US software giant Microsoft has met a 1 June deadline for responding to a landmark European Union antitrust ruling against the company.
Microsoft has been ordered to open its core software systems to rivals
"We have submitted proposals and we are awaiting a response from the EU Commission," a spokesman said.
In 2004, Brussels found Microsoft guilty of abusing its market dominance and fined it 497m euros ($655m; £340m).
If the Commission considers Microsoft's response to have fallen short, it could hit the firm with daily fines of $5m.

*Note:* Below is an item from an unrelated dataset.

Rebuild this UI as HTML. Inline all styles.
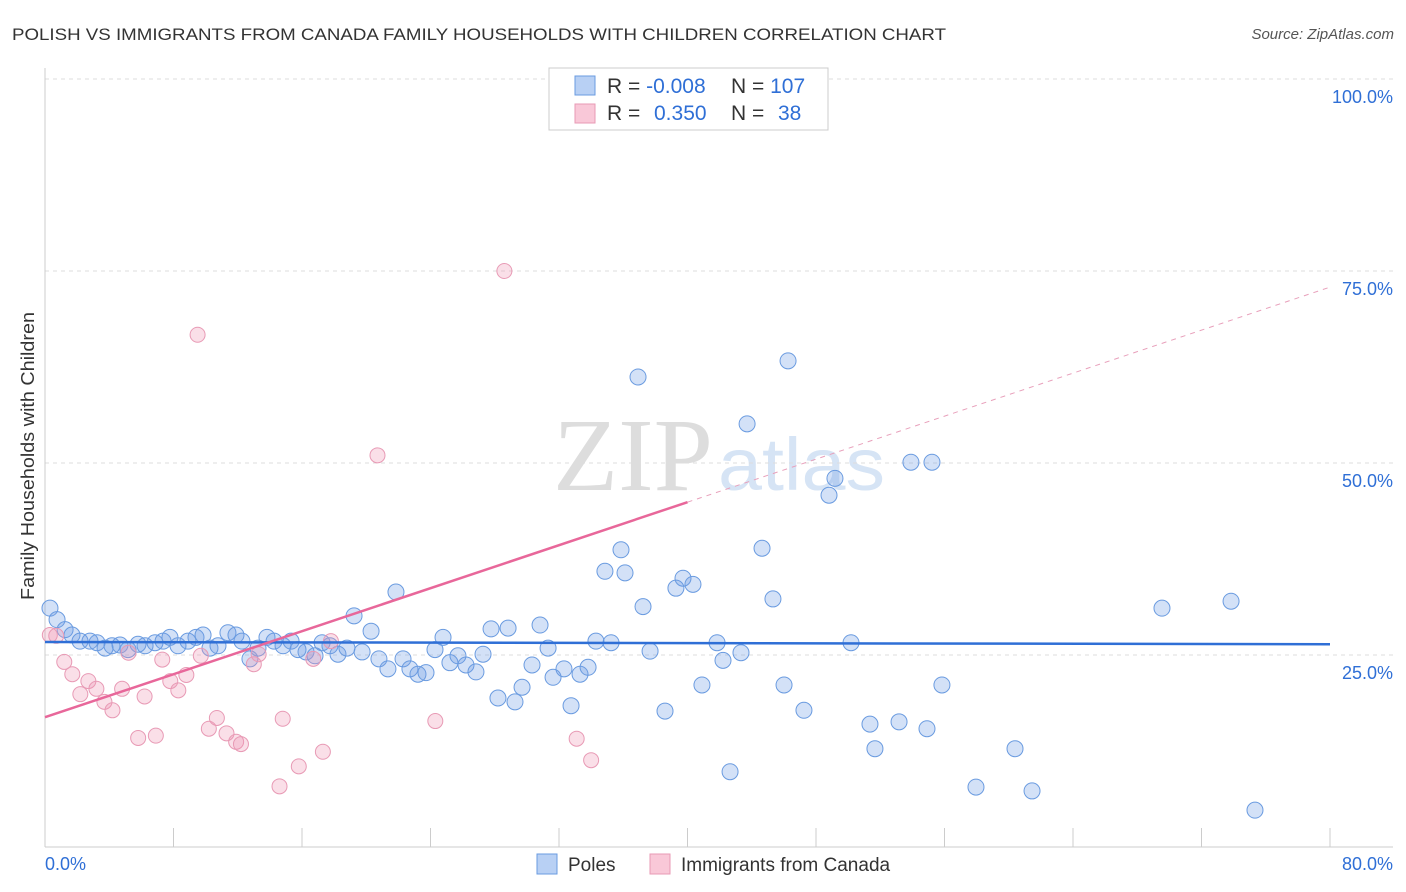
<!DOCTYPE html>
<html><head><meta charset="utf-8">
<style>
body{margin:0;background:#fff;font-family:"Liberation Sans",sans-serif;}
#wrap{position:relative;width:1406px;height:892px;overflow:hidden;}
</style></head>
<body>
<div id="wrap">
<svg id="svg" width="1406" height="892" xmlns="http://www.w3.org/2000/svg">
<text x="12" y="40" font-size="17" fill="#333" textLength="934" lengthAdjust="spacingAndGlyphs">POLISH VS IMMIGRANTS FROM CANADA FAMILY HOUSEHOLDS WITH CHILDREN CORRELATION CHART</text>
<text x="1394" y="39" font-size="15" fill="#555" font-style="italic" text-anchor="end">Source: ZipAtlas.com</text>
<text x="34" y="600" font-size="18" fill="#333" textLength="288" lengthAdjust="spacingAndGlyphs" transform="rotate(-90 34 600)">Family Households with Children</text>
<text x="553" y="490" font-size="104" fill="#ddd" textLength="160" lengthAdjust="spacingAndGlyphs" font-family="Liberation Serif,serif">ZIP</text>
<text x="718" y="490" font-size="74" fill="#d6e4f5" textLength="167" lengthAdjust="spacingAndGlyphs">atlas</text>
<g id="grid"></g>
<g id="axes"></g>
<g id="marks"></g>
<g>
<rect x="549" y="68" width="279" height="62" fill="#fff" stroke="#ccc"/>
<rect x="575" y="76" width="20" height="19" fill="#b8d0f4" stroke="#6a9be0"/>
<rect x="575" y="104" width="20" height="19" fill="#f9c8d8" stroke="#e89ab5"/>
<text x="607" y="93" font-size="21" fill="#333">R = <tspan fill="#2f6fd6">-0.008</tspan></text>
<text x="731" y="93" font-size="21" fill="#333">N = <tspan fill="#2f6fd6">107</tspan></text>
<text x="607" y="120" font-size="21" fill="#333">R = <tspan fill="#2f6fd6" x="654">0.350</tspan></text>
<text x="731" y="120" font-size="21" fill="#333">N = <tspan fill="#2f6fd6" x="778">38</tspan></text>
</g>
<g>
<rect x="537" y="854" width="20" height="20" fill="#b8d0f4" stroke="#6a9be0"/>
<text x="568" y="871" font-size="19" fill="#333">Poles</text>
<rect x="650" y="854" width="20" height="20" fill="#f9c8d8" stroke="#e89ab5"/>
<text x="681" y="871" font-size="19" fill="#333">Immigrants from Canada</text>
</g>
</svg>
</div>
<script>
const yTicks=[25,50,75,100];
const yTickLabels=["25.0%","50.0%","75.0%","100.0%"];
const xTickCount=10;
const polesX=[0.31,0.75,1.25,1.68,2.18,2.80,3.24,3.74,4.17,4.67,5.17,5.79,6.23,6.85,7.35,7.78,8.28,8.90,9.40,9.84,10.27,10.77,11.39,11.89,12.26,12.76,13.26,13.82,14.26,14.82,15.32,15.75,16.25,16.81,17.25,17.74,18.24,18.80,19.24,19.74,20.30,20.79,21.35,21.85,22.29,22.72,23.22,23.72,24.28,24.78,25.21,25.71,26.21,26.83,27.27,27.77,28.20,28.83,29.26,29.70,30.32,30.82,31.32,31.63,32.31,32.75,33.31,33.81,34.30,34.86,35.24,35.86,36.11,36.92,37.23,37.67,38.60,39.28,39.72,40.34,40.90,41.84,42.21,42.65,43.33,43.71,44.64,45.32,46.01,46.26,47.25,48.81,49.18,50.18,51.36,51.67,53.17,53.91,54.91,55.22,55.84,57.96,60.39,61.45,69.54,73.84,75.33];
const polesY=[31.1,29.6,28.3,27.6,26.8,26.8,26.6,25.9,26.2,26.3,25.7,26.4,26.2,26.6,26.8,27.3,26.2,26.8,27.3,27.6,25.9,26.2,27.9,27.6,26.8,24.5,25.9,27.3,26.8,26.2,26.8,25.7,25.4,24.9,26.6,26.2,25.1,25.9,30.1,25.4,28.1,24.5,23.2,33.2,24.5,23.2,22.5,22.7,25.7,27.3,24.0,24.9,23.7,22.8,25.1,28.4,19.4,28.5,18.9,20.8,23.7,28.9,25.9,22.1,23.2,18.4,22.5,23.4,26.8,35.9,26.6,38.7,35.7,61.2,31.3,25.5,17.7,33.7,35.0,34.2,21.1,26.6,24.3,9.8,25.3,55.1,38.9,32.3,21.1,63.3,17.8,45.8,48.0,26.6,16.0,12.8,16.3,50.1,15.4,50.1,21.1,7.8,12.8,7.3,31.1,32.0,4.8];
const canX=[0.3,0.7,1.2,1.7,2.2,2.7,3.2,3.7,4.2,4.8,5.2,5.8,6.2,6.9,7.3,7.8,8.3,8.8,9.5,9.7,10.2,10.7,11.3,11.9,12.2,13.0,13.3,14.6,14.8,15.8,16.7,17.3,17.8,20.7,24.3,28.6,33.1,34.0];
const canY=[27.6,27.5,24.1,22.5,19.9,21.6,20.6,18.9,17.8,20.6,25.3,14.2,19.6,14.5,24.4,21.6,20.4,22.4,66.7,24.9,15.4,16.8,14.8,13.7,13.4,23.8,25.1,7.9,16.7,10.5,24.5,12.4,26.8,51.0,16.4,75.0,14.1,11.3];
const polesLine=[26.7,26.4];
const canLine=[16.9,72.9];
const X0=45,X1=1330,Y0=847,YT=79;
const sx=v=>X0+(X1-X0)*v/80;
const sy=v=>Y0-(Y0-YT)*v/100;
const NS="http://www.w3.org/2000/svg";
function mk(tag,attrs,parent){const e=document.createElementNS(NS,tag);for(const k in attrs)e.setAttribute(k,attrs[k]);document.getElementById(parent).appendChild(e);return e;}
yTicks.forEach((t,i)=>{
  const l=mk('line',{x1:X0,x2:1393,y1:sy(t),y2:sy(t),stroke:'#ddd','stroke-dasharray':'4,4'},'grid');
  
  
  const tx=mk('text',{x:1393,y:sy(t)+24,'font-size':18,fill:'#2f6fd6','text-anchor':'end'},'axes');
  tx.textContent=yTickLabels[i];
  
  
});
const ya=mk('line',{x1:X0,x2:X0,y1:68,y2:Y0,stroke:'#ccc'},'axes');


const xa=mk('line',{x1:X0,x2:1393,y1:Y0,y2:Y0,stroke:'#ccc'},'axes');


for(let i=0;i<=xTickCount;i++){
  const v=80*i/xTickCount;
  const t=mk('line',{x1:sx(v),x2:sx(v),y1:828,y2:Y0,stroke:'#ccc'},'axes');
  
  
}
const xl0=mk('text',{x:45,y:870,'font-size':18,fill:'#2f6fd6'},'axes');xl0.textContent='0.0%';


const xl1=mk('text',{x:1393,y:870,'font-size':18,fill:'#2f6fd6','text-anchor':'end'},'axes');xl1.textContent='80.0%';


polesX.forEach((x,i)=>{
  const c=mk('circle',{cx:sx(x),cy:sy(polesY[i]),r:8,fill:'rgba(110,155,230,0.3)',stroke:'#6a9be0','stroke-width':1},'marks');
  
  
});
canX.forEach((x,i)=>{
  const c=mk('circle',{cx:sx(x),cy:sy(canY[i]),r:7.5,fill:'rgba(240,150,180,0.3)',stroke:'#e89ab5','stroke-width':1},'marks');
  
  
});
const pl=mk('line',{x1:sx(0),x2:sx(80),y1:sy(polesLine[0]),y2:sy(polesLine[1]),stroke:'#2f6fd6','stroke-width':2.5},'marks');


const cm=v=>canLine[0]+(canLine[1]-canLine[0])*v/80;
const cl=mk('line',{x1:sx(0),x2:sx(40),y1:sy(cm(0)),y2:sy(cm(40)),stroke:'#e8679a','stroke-width':2.5},'marks');


const cd=mk('line',{x1:sx(40),x2:sx(80),y1:sy(cm(40)),y2:sy(cm(80)),stroke:'#e8a0bb','stroke-width':1,'stroke-dasharray':'5,5'},'marks');


</script>
</body></html>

A spokesman said it could take "a few weeks" to come to a decision.
MICROSOFT'S EU TUSSLE
March 2004: EU hits Microsoft with record 497m euro fine; orders the firm to open up its core software systems to rivals and produce a stripped down version of Windows
December 2004: European Court of First Instance rejects an appeal by Microsoft
January 2005: Microsoft backs down from further EU appeal court action
March 2005: EU warns that Microsoft is doing too little to comply with antitrust rulings
May 2005: EU hits Microsoft with 1 June deadline to submit a response to rulings
1 June: Microsoft meets deadline.
"Contacts continued between the European Commission and Microsoft until late last night, and the Commission will now carefully analyse what's on the table," a spokesman for the Commission said.
EU regulators would now assess "whether or not we consider that Microsoft has complied with the March 2004 decision", he said.
The 2004 ruling focused on Microsoft's behaviour in two key markets: servers, the computers which sit at the heart of networks, and media software.
The European Commission told Microsoft that it would have to open up its core software systems to rivals, making it easier for them to build products which would work with its Windows operating system.
It also ordered Microsoft to provide a version of Windows without its own Windows Media Player, to give rival software makers a chance to compete and computer makers the option to supply PCs with the media software of their own choosing.
The Commission has the power to fine Microsoft up to 5% of its daily global turnover for each day that the antitrust ruling is not applied to its satisfaction.
The 1 June deadline was set for Microsoft to submit a final plan on how it would comply with the ruling.
If unhappy with the initial response, the Commission would have to send a formal notification to Microsoft, giving the company about 10 working days to respond.
On Tuesday, a Commission spokesman said antitrust regulators would probably make a decision on whether or not to hit Microsoft with fines by the end of July.